--- START Material for the task ---

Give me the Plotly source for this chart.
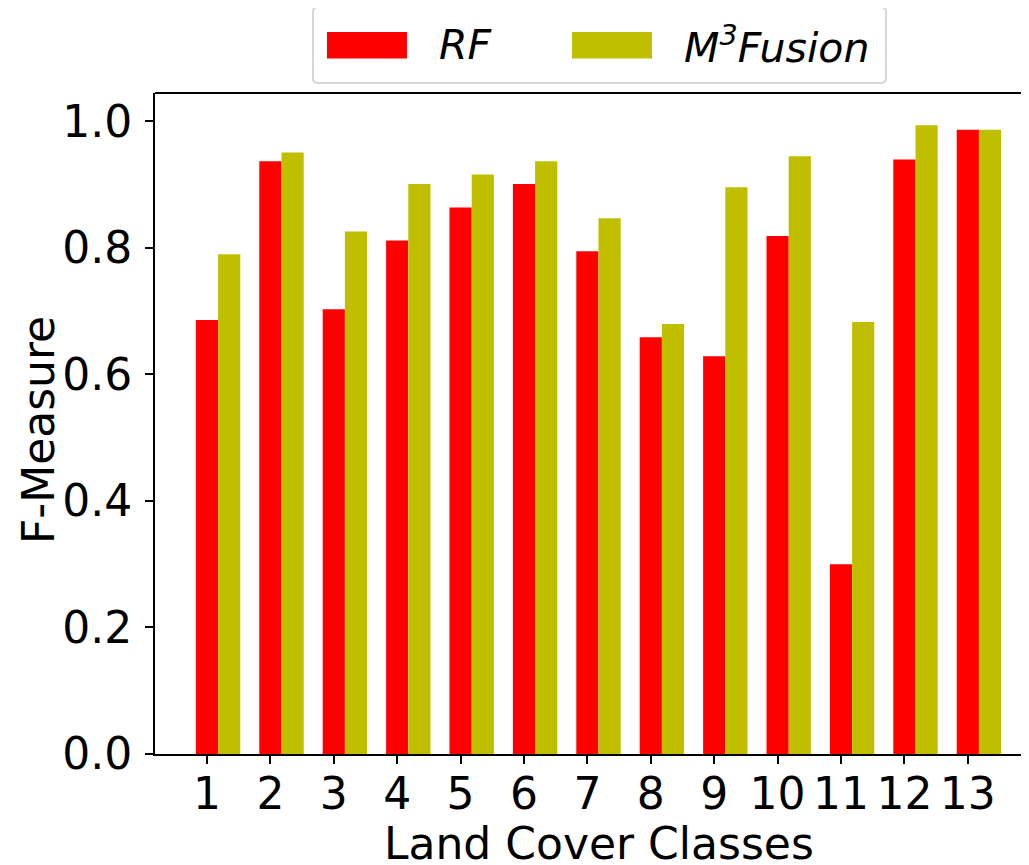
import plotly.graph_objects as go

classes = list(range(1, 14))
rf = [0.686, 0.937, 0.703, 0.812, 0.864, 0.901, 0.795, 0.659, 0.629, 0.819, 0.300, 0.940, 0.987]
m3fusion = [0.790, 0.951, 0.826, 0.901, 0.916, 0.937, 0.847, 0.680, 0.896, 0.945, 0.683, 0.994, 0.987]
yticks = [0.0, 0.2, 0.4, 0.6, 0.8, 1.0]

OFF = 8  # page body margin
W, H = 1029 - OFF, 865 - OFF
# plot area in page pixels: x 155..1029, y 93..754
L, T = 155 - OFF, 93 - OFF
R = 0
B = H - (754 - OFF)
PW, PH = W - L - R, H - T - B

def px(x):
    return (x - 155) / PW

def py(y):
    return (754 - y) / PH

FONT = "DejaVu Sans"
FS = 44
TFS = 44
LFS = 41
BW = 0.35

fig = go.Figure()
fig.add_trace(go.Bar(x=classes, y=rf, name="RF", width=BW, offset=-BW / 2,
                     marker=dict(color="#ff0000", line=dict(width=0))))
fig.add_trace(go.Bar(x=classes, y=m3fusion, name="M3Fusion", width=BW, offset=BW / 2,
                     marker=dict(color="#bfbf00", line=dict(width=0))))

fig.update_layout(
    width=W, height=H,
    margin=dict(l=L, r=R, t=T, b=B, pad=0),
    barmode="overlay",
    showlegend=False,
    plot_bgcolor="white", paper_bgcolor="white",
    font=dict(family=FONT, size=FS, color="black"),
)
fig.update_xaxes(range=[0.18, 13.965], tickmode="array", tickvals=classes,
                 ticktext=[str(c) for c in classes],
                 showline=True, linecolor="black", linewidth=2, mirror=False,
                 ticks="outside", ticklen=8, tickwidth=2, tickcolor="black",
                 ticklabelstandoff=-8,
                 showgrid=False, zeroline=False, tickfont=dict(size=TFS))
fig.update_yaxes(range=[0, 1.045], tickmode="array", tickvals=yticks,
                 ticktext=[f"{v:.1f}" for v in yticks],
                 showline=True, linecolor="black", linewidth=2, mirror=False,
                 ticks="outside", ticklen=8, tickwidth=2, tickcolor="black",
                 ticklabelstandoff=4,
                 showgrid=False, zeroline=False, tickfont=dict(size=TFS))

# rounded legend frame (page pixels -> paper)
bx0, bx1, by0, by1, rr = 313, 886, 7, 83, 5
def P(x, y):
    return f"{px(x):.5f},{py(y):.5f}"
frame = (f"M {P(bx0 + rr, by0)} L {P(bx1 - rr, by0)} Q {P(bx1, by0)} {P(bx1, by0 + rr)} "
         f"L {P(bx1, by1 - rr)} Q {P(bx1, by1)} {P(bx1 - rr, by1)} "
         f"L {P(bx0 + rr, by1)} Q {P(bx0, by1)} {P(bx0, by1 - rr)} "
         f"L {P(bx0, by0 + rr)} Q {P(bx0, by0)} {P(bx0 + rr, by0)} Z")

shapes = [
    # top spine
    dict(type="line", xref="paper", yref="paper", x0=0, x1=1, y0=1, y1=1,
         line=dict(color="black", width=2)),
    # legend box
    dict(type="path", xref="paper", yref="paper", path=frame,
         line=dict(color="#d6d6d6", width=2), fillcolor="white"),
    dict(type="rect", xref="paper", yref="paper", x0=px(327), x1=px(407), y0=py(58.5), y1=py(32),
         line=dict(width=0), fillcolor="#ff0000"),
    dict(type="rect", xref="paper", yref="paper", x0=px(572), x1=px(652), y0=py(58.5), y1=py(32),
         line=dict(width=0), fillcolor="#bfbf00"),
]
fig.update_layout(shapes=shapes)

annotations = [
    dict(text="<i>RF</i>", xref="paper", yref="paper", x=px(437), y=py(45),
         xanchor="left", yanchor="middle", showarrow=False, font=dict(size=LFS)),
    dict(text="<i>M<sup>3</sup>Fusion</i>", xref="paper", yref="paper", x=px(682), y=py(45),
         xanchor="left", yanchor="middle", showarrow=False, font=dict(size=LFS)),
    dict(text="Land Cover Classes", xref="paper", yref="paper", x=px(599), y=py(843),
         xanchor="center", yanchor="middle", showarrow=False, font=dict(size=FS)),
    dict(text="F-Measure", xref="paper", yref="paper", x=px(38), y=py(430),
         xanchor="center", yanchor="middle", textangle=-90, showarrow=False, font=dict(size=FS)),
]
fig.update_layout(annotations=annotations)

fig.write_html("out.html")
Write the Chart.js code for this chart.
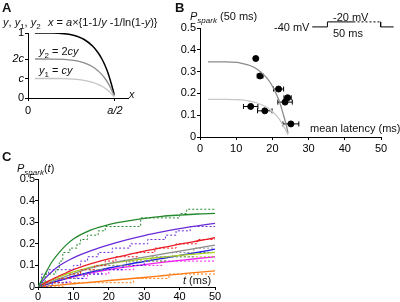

--- END Material for the task ---

• Exercise description: Reproduce every record above exactly, omitting the pictures.

• Output of the task:
Give me the Plotly source for this chart.
import plotly.graph_objects as go

classes = list(range(1, 14))
rf = [0.686, 0.937, 0.703, 0.812, 0.864, 0.901, 0.795, 0.659, 0.629, 0.819, 0.300, 0.940, 0.987]
m3fusion = [0.790, 0.951, 0.826, 0.901, 0.916, 0.937, 0.847, 0.680, 0.896, 0.945, 0.683, 0.994, 0.987]
yticks = [0.0, 0.2, 0.4, 0.6, 0.8, 1.0]

OFF = 8  # page body margin
W, H = 1029 - OFF, 865 - OFF
# plot area in page pixels: x 155..1029, y 93..754
L, T = 155 - OFF, 93 - OFF
R = 0
B = H - (754 - OFF)
PW, PH = W - L - R, H - T - B

def px(x):
    return (x - 155) / PW

def py(y):
    return (754 - y) / PH

FONT = "DejaVu Sans"
FS = 44
TFS = 44
LFS = 41
BW = 0.35

fig = go.Figure()
fig.add_trace(go.Bar(x=classes, y=rf, name="RF", width=BW, offset=-BW / 2,
                     marker=dict(color="#ff0000", line=dict(width=0))))
fig.add_trace(go.Bar(x=classes, y=m3fusion, name="M3Fusion", width=BW, offset=BW / 2,
                     marker=dict(color="#bfbf00", line=dict(width=0))))

fig.update_layout(
    width=W, height=H,
    margin=dict(l=L, r=R, t=T, b=B, pad=0),
    barmode="overlay",
    showlegend=False,
    plot_bgcolor="white", paper_bgcolor="white",
    font=dict(family=FONT, size=FS, color="black"),
)
fig.update_xaxes(range=[0.18, 13.965], tickmode="array", tickvals=classes,
                 ticktext=[str(c) for c in classes],
                 showline=True, linecolor="black", linewidth=2, mirror=False,
                 ticks="outside", ticklen=8, tickwidth=2, tickcolor="black",
                 ticklabelstandoff=-8,
                 showgrid=False, zeroline=False, tickfont=dict(size=TFS))
fig.update_yaxes(range=[0, 1.045], tickmode="array", tickvals=yticks,
                 ticktext=[f"{v:.1f}" for v in yticks],
                 showline=True, linecolor="black", linewidth=2, mirror=False,
                 ticks="outside", ticklen=8, tickwidth=2, tickcolor="black",
                 ticklabelstandoff=4,
                 showgrid=False, zeroline=False, tickfont=dict(size=TFS))

# rounded legend frame (page pixels -> paper)
bx0, bx1, by0, by1, rr = 313, 886, 7, 83, 5
def P(x, y):
    return f"{px(x):.5f},{py(y):.5f}"
frame = (f"M {P(bx0 + rr, by0)} L {P(bx1 - rr, by0)} Q {P(bx1, by0)} {P(bx1, by0 + rr)} "
         f"L {P(bx1, by1 - rr)} Q {P(bx1, by1)} {P(bx1 - rr, by1)} "
         f"L {P(bx0 + rr, by1)} Q {P(bx0, by1)} {P(bx0, by1 - rr)} "
         f"L {P(bx0, by0 + rr)} Q {P(bx0, by0)} {P(bx0 + rr, by0)} Z")

shapes = [
    # top spine
    dict(type="line", xref="paper", yref="paper", x0=0, x1=1, y0=1, y1=1,
         line=dict(color="black", width=2)),
    # legend box
    dict(type="path", xref="paper", yref="paper", path=frame,
         line=dict(color="#d6d6d6", width=2), fillcolor="white"),
    dict(type="rect", xref="paper", yref="paper", x0=px(327), x1=px(407), y0=py(58.5), y1=py(32),
         line=dict(width=0), fillcolor="#ff0000"),
    dict(type="rect", xref="paper", yref="paper", x0=px(572), x1=px(652), y0=py(58.5), y1=py(32),
         line=dict(width=0), fillcolor="#bfbf00"),
]
fig.update_layout(shapes=shapes)

annotations = [
    dict(text="<i>RF</i>", xref="paper", yref="paper", x=px(437), y=py(45),
         xanchor="left", yanchor="middle", showarrow=False, font=dict(size=LFS)),
    dict(text="<i>M<sup>3</sup>Fusion</i>", xref="paper", yref="paper", x=px(682), y=py(45),
         xanchor="left", yanchor="middle", showarrow=False, font=dict(size=LFS)),
    dict(text="Land Cover Classes", xref="paper", yref="paper", x=px(599), y=py(843),
         xanchor="center", yanchor="middle", showarrow=False, font=dict(size=FS)),
    dict(text="F-Measure", xref="paper", yref="paper", x=px(38), y=py(430),
         xanchor="center", yanchor="middle", textangle=-90, showarrow=False, font=dict(size=FS)),
]
fig.update_layout(annotations=annotations)

fig.write_html("out.html")
Write the Chart.js code for this chart.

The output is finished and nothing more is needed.